Opec+ ministers have agreed to press ahead with another 400,000 b/d increase in the group's crude output quota next month.
The producer alliance blitzed through a virtual meeting in just over a quarter of an hour to decide the March target. The meeting comes against a background of oil prices hovering at seven-year highs and heightened confidence that the Omicron variant of Covid-19 will have a milder impact on fuel consumption than initially expected. Opec forecasts that global oil demand will grow by 4.2mn b/d this year, while the IEA is projecting 3.3mn b/d of demand growth in 2022.
A recent rally in oil prices has seen Ice Brent futures exceed $90/bl on the back of geopolitical tensions including protests in Kazakhstan, disruption to the Iraq-Ceyhan crude pipeline, repeated missile attacks on the UAE from Yemen, and Russian troops amassing on the border with Ukraine.

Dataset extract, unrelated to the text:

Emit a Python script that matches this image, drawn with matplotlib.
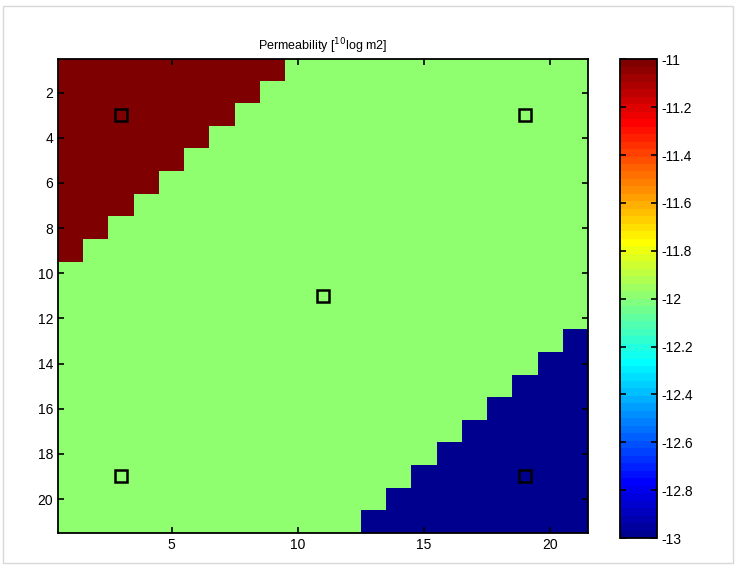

The US, UK and the EU have all threatened Russia with tougher sanctions should it invade Ukraine, although several Opec+ delegates said the topic was not broached during the committee meetings that preceded the ministerial assembly.
Opec+ has been raising its collective crude output target by 400,000 b/d each month since last summer but has struggled to meet the rising quotas in recent months. Going beyond 400,000 b/d to try to ease oil prices would be an uphill challenge for the group as its remaining spare capacity is increasingly concentrated in just two countries, Saudi Arabia and the UAE, and there is no mechanism in place for the likes of Saudi Arabia to make up for shortfalls in other countries' output.
Opec+ ministers will next meet on 2 March.